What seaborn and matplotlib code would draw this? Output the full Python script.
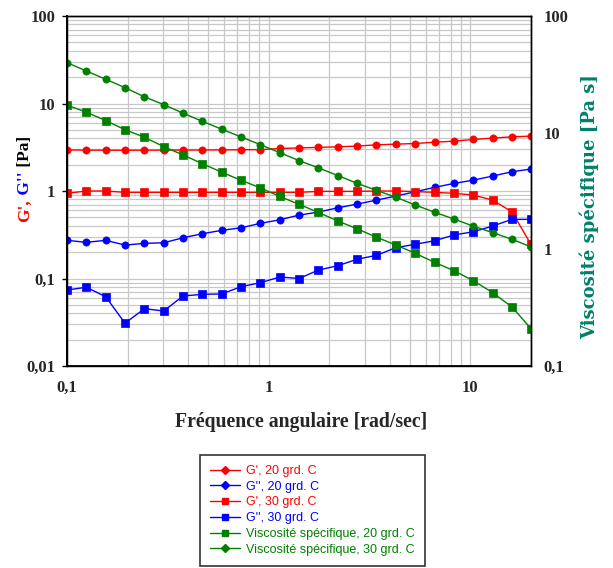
import numpy as np
import pandas as pd
import matplotlib
matplotlib.use("Agg")
import matplotlib.pyplot as plt
from matplotlib.ticker import FixedLocator, FixedFormatter, LogLocator, NullFormatter
from matplotlib.lines import Line2D
import seaborn as sns

# Angular frequency sweep [rad/s]
freq = [0.1, 0.1247, 0.1555, 0.1940, 0.2419, 0.3017, 0.3763, 0.4693, 0.5853,
        0.7300, 0.9104, 1.135, 1.416, 1.766, 2.203, 2.747, 3.426, 4.273, 5.329,
        6.646, 8.289, 10.34, 12.89, 16.08, 20.0]

# Storage modulus G' [Pa]
g_prime_20 = [2.95, 2.93, 2.93, 2.92, 2.93, 2.93, 2.94, 2.94, 2.95, 2.96, 2.97,
              3.06, 3.11, 3.15, 3.20, 3.26, 3.37, 3.43, 3.49, 3.61, 3.71, 3.88,
              4.02, 4.16, 4.24]
g_prime_30 = [0.94, 1.0, 1.0, 0.965, 0.965, 0.965, 0.965, 0.965, 0.965, 0.965,
              0.965, 0.965, 0.965, 0.99, 0.99, 0.99, 1.0, 1.0, 0.985, 0.965,
              0.94, 0.90, 0.787, 0.579, 0.245]

# Loss modulus G'' [Pa]
g_second_20 = [0.273, 0.259, 0.273, 0.241, 0.252, 0.256, 0.292, 0.325, 0.355,
               0.380, 0.427, 0.469, 0.530, 0.575, 0.643, 0.708, 0.787, 0.875,
               0.98, 1.10, 1.22, 1.33, 1.48, 1.66, 1.78]
g_second_30 = [0.0739, 0.0794, 0.0620, 0.0308, 0.0452, 0.0425, 0.0631, 0.0660,
               0.0666, 0.0806, 0.0895, 0.104, 0.100, 0.125, 0.140, 0.166, 0.184,
               0.225, 0.246, 0.270, 0.314, 0.342, 0.397, 0.474, 0.474]

# Specific viscosity [Pa s]
visc_20 = [17.2, 15.0, 12.7, 10.6, 9.14, 7.59, 6.44, 5.42, 4.58, 3.91, 3.36,
           2.84, 2.43, 2.07, 1.75, 1.50, 1.27, 1.09, 0.925, 0.774, 0.656,
           0.539, 0.426, 0.321, 0.209]
visc_30 = [39.8, 33.8, 28.7, 24.3, 20.3, 17.4, 14.7, 12.5, 10.7, 9.19, 7.89,
           6.74, 5.76, 4.99, 4.29, 3.68, 3.20, 2.80, 2.40, 2.08, 1.82, 1.58,
           1.39, 1.22, 1.05]

x_ticks = [0.1, 1, 10]
x_tick_labels = ["0,1", "1", "10"]
left_ticks = [0.01, 0.1, 1, 10, 100]
left_tick_labels = ["0,01", "0,1", "1", "10", "100"]
right_ticks = [0.1, 1, 10, 100]
right_tick_labels = ["0,1", "1", "10", "100"]

legend_labels = ["G', 20 grd. C", "G'', 20 grd. C", "G', 30 grd. C",
                 "G'', 30 grd. C", "Viscosité spécifique, 20 grd. C",
                 "Viscosité spécifique, 30 grd. C"]

RED, BLUE, GREEN = "#ff0000", "#0000ff", "#008000"
TEAL = "#00806a"

sns.set_style("white")
plt.rcParams["font.family"] = ["Liberation Serif", "DejaVu Serif"]

W, H = 613, 568
fig = plt.figure(figsize=(W / 100, H / 100), dpi=100)
ax = fig.add_axes([67 / W, 1 - 366 / H, (531 - 67) / W, 350 / H])
ax.set_xscale("log")
ax.set_yscale("log")
ax2 = ax.twinx()
ax2.set_yscale("log")


def draw(axis, y, color, marker, ms):
    sns.lineplot(x=freq, y=y, ax=axis, color=color, marker=marker,
                 markersize=ms, markeredgecolor=color, markeredgewidth=0.5,
                 linewidth=1.0, sort=False)


draw(ax, g_prime_20, RED, "o", 5.2)
draw(ax, g_second_20, BLUE, "o", 5.2)
draw(ax, g_prime_30, RED, "s", 5.6)
draw(ax, g_second_30, BLUE, "s", 5.6)
draw(ax2, visc_20, GREEN, "s", 5.6)
draw(ax2, visc_30, GREEN, "o", 5.2)

for a in (ax, ax2):
    a.set_xlabel("")
    a.set_ylabel("")

ax.set_xlim(0.1, 20)
ax.set_ylim(0.01, 100)
ax2.set_ylim(0.1, 100)

# grid on the primary axes (major + minor decades)
ax.xaxis.set_minor_locator(LogLocator(base=10, subs=np.arange(2, 10)))
ax.yaxis.set_minor_locator(LogLocator(base=10, subs=np.arange(2, 10)))
ax.xaxis.set_minor_formatter(NullFormatter())
ax.yaxis.set_minor_formatter(NullFormatter())
ax.grid(True, which="both", color="#c8c8c8", linewidth=0.9)
ax.set_axisbelow(True)

ax.xaxis.set_major_locator(FixedLocator(x_ticks))
ax.xaxis.set_major_formatter(FixedFormatter(x_tick_labels))
ax.yaxis.set_major_locator(FixedLocator(left_ticks))
ax.yaxis.set_major_formatter(FixedFormatter(left_tick_labels))
ax.tick_params(which="major", direction="out", length=3.8, width=1.0,
               color="black", labelsize=12, pad=4.5)
ax.tick_params(axis="both", which="minor", length=0)
ax.tick_params(axis="x", pad=6)

ax2.yaxis.set_major_locator(FixedLocator(right_ticks))
ax2.yaxis.set_major_formatter(FixedFormatter(right_tick_labels))
ax2.yaxis.set_minor_locator(LogLocator(base=10, subs=np.arange(2, 10)))
ax2.yaxis.set_minor_formatter(NullFormatter())
ax2.tick_params(axis="y", which="both", length=0, labelsize=12, pad=9)
ax2.grid(False)

for lbl in ax.get_xticklabels() + ax.get_yticklabels() + ax2.get_yticklabels():
    lbl.set_fontweight("bold")

for a in (ax, ax2):
    for side, sp in a.spines.items():
        sp.set_color("black")
        sp.set_linewidth(1.0)
ax.spines["left"].set_linewidth(1.4)
ax.spines["bottom"].set_linewidth(1.3)

# axis titles
fig.text(301 / W, 1 - 422 / H, "Fréquence angulaire [rad/sec]",
         ha="center", va="center", fontsize=14.2, fontweight="bold")

fig.text(589 / W, 1 - 207 / H, "Viscosité spécifique [Pa s]", rotation=90,
         ha="center", va="center", fontsize=13, fontweight="bold", color=TEAL,
         family=["DejaVu Serif"])

# multi-coloured left title, stacked bottom to top
parts = [("G',", RED), (" G''", BLUE), (" [Pa]", "black")]
renderer = fig.canvas.get_renderer()
pieces = []
for s, c in parts:
    t = fig.text(0, 0, s, color=c, rotation=90, rotation_mode="anchor",
                 ha="left", va="baseline", fontsize=12.5, fontweight="bold")
    pieces.append(t)
heights = [t.get_window_extent(renderer).height for t in pieces]
y_px = (H - 179) - sum(heights) / 2
for t, h in zip(pieces, heights):
    t.set_position((29 / W, y_px / H))
    y_px += h

# legend
handles = [
    Line2D([], [], color=RED, marker="D", markersize=3.8, lw=1.0),
    Line2D([], [], color=BLUE, marker="D", markersize=3.8, lw=1.0),
    Line2D([], [], color=RED, marker="s", markersize=5, lw=1.0),
    Line2D([], [], color=BLUE, marker="s", markersize=5, lw=1.0),
    Line2D([], [], color=GREEN, marker="s", markersize=5, lw=1.0),
    Line2D([], [], color=GREEN, marker="D", markersize=3.8, lw=1.0),
]
leg = fig.legend(handles, legend_labels, loc="upper left",
                 bbox_to_anchor=(200 / W, 1 - 455 / H),
                 bbox_transform=fig.transFigure, borderaxespad=0,
                 frameon=True, fancybox=False, edgecolor="black",
                 prop={"family": "Liberation Sans", "size": 9},
                 labelcolor=[RED, BLUE, RED, BLUE, GREEN, GREEN],
                 handlelength=2.4, handletextpad=0.5, labelspacing=0.3,
                 borderpad=0.8)
leg.get_frame().set_linewidth(1.2)

fig.savefig("out.png", dpi=100)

━━━

**Problem statement**
Give only a number: how many lines of the data hold the string "draw"?

**The answer**
8